Saturday, 10 December 2011

The Food Hospital

NASS has recently been going crazy about Channel 4's sixth episode of the new series The Food Hospital, as one of the "patients" is a sufferer of ankylosing spondylitis. The premise of the show is, essentially, to find ways to treat various ailments and illnesses using different diets, thereby hopefully reducing the amount of medication that sufferers have to take. And I don't have a problem with that. What I do take issue with, however, is the *actual* programme. From the Exorcist-esque opening music and the bizarre panning takes of windows and bannisters, to the patronising and sensationalist "experts", The Food Hospital sets itself up to be lampooned and discredited.

Let's take a look at the AS sufferer, Kate: a professional photographer who suffers stiffness and pain in her back and neck, and the characteristic chest tightness which can make it hard to breathe (and in my case at least, sometimes make it difficult to wipe one's own arse). She is currently on non-steroidal anti-inflammatories (or NSAIDS in medicalese) which come with their own long list of side-effects.
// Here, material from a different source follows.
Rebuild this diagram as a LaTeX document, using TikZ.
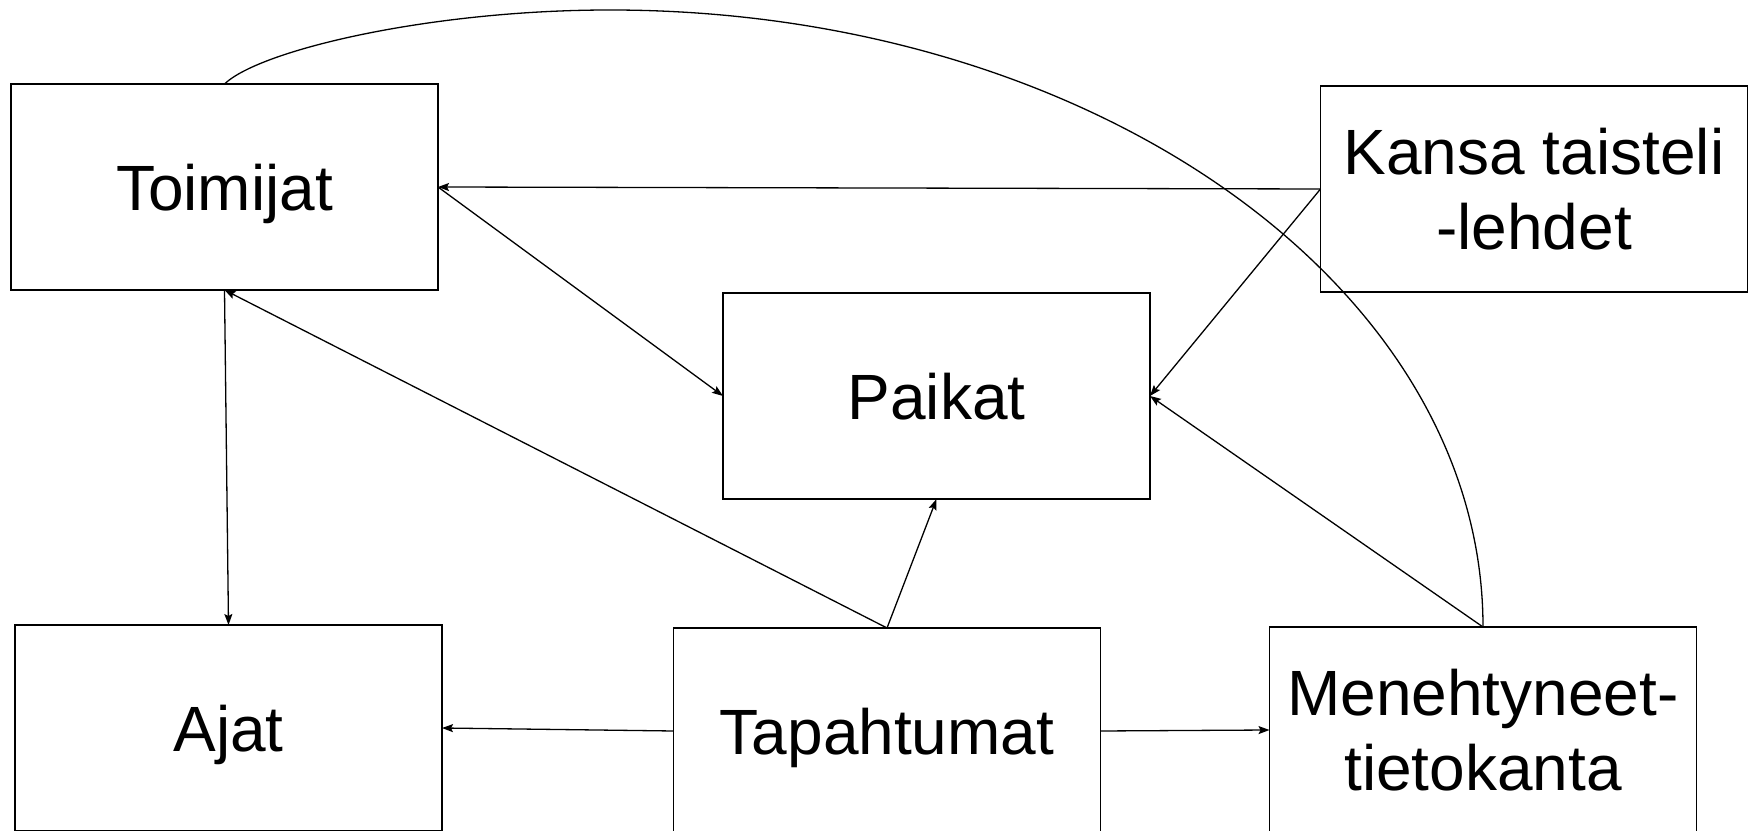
\documentclass[tikz,border=0pt]{standalone}
\usepackage{fontspec}
\setmainfont{Liberation Sans}
\usetikzlibrary{arrows.meta}

\begin{document}
\begin{tikzpicture}[x=1pt, y=1pt,
  box/.style={draw, line width=1.8pt, minimum width=427pt, minimum height=206pt,
    inner sep=0pt, outer sep=0pt, text depth=0pt, align=center,
    font=\fontsize{64}{75}\selectfont},
  link/.style={black, line width=1.3pt, ->, >={Stealth[length=11pt, width=8pt, inset=2pt]}}]
\useasboundingbox (0,0) rectangle (1756,830);
\clip (0,0) rectangle (1756,830);
\node[box] (toimijat) at (224.5,643) {Toimijat};
\node[box] (kansa) at (1534,641) {Kansa taisteli\\-lehdet};
\node[box] (paikat) at (936.5,434) {Paikat};
\node[box] (ajat) at (228.5,102) {Ajat};
\node[box] (tapahtumat) at (887,99) {Tapahtumat};
\node[box] (menehtyneet) at (1483,100) {Menehtyneet-\\tietokanta};
\coordinate (arctop) at (610,820);
\draw[link] (kansa.west) -- (toimijat.east);
\draw[link] (kansa.west) -- (paikat.east);
\draw[link] (toimijat.east) -- (paikat.west);
\draw[link] (tapahtumat.north) -- (toimijat.south);
\draw[link] (toimijat.south) -- (ajat.north);
\draw[link] (tapahtumat.north) -- (paikat.south);
\draw[link] (menehtyneet.north) -- (paikat.east);
\draw[link] (tapahtumat.west) -- (ajat.east);
\draw[link] (tapahtumat.east) -- (menehtyneet.west);
\draw[black, line width=1.3pt] (menehtyneet.north) .. controls (1483,544) and (1092,820) .. (arctop)
  .. controls (430,820) and (260,780) .. (toimijat.north);
\end{tikzpicture}
\end{document}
Instead of advocating a calcium and vitamin-D rich diet (AS sufferers are at risk of developing osteopenia, and consequently osteoporosis), or telling her to go and see a physiotherapist IMMEDIATELY, the GP and dietician decide to start Kate on a low-starch diet. At first glance, that doesn't seem too bad. Sort of like a cod-Atkins diet, and we all know how everyone agrees it's a safe way to lose weight...

The low-starch AS diet (also known as the London diet) is a somewhat controversial diet plan devised in response to an as yet unproven theory which states that when starch is eaten by a person with AS it is digested by Klebsiella bacteria. In response to this, the body is said to produce antibodies to attack the bacteria, but which also, as a by-product, attack collagens in the body, causing inflammation. Now, there are lots of success stories on the internet extolling the virtues of this diet. There are also stories telling you to infect yourself with tapeworms to cure your AS. The fact that someone has written about it on the internet does not proof make. Actual scientific evidence for the widespread success of this diet is circumstantial at best, and the fact that it is being given legitimacy by being advocated on telly is, in my humble opinion, irresponsible for the following reasons:

1. Fatigue.
Fatigue is one of the not-oft discussed symptoms of AS. If you cut out bread, potatoes, rice, couscous, quinoa, cereals, pulses, pastas etc, you are cutting out complex carbs which provide us with a LOT of energy. If you are falling asleep multiple times a day, and have no energy to do your exercises, I fail to see how cutting out the cornflakes is going to do you much good. This ties in with #2...

2. Depression
Another rarely discussed by-product of an AS diagnosis, and one which seems relatively common in the AS sufferers I have met, depression can lead to poor diet and low energy levels too.

3. Money
Buying shedloads of meat is expensive. Plus, if you are a veggie, you are probably going to have start at least eating fish, or you will probably die.

4.IT'S DANGEROUS
When a dietician tells you on TV that she wouldn't ever recommend this diet to a normal member of the public because a lack of the above-mentioned starchy foods can lead to bowel cancer and severe digestive problems, that's usually when alarm bells should start ringing. Combine this with the fact that there is a high rate of AS co-occurrence with Crohn's disease and I would, like Kate, be smiling and nodding, but I would also, unlike Kate, be backing away as fast as I could.

As the programme explained, there is no cure for AS, but there *are* drugs which significantly help, and in my case, they radically changed my life (THREE CHEERS FOR ANTI-TNF!). It's nice that for Kate at least, her flare-ups had reduced by half after six weeks on the diet (though considering the inherently variable nature of AS, where sufferers can dance around one day, but can barely walk the next, this is not necessarily a case of correlation = causation). However I find it pretty scary that a newly diagnosed AS sufferer could stumble upon this show and embark on something so unknown, dangerous and ill-advised as a result. Thanks a bunch, Channel 4.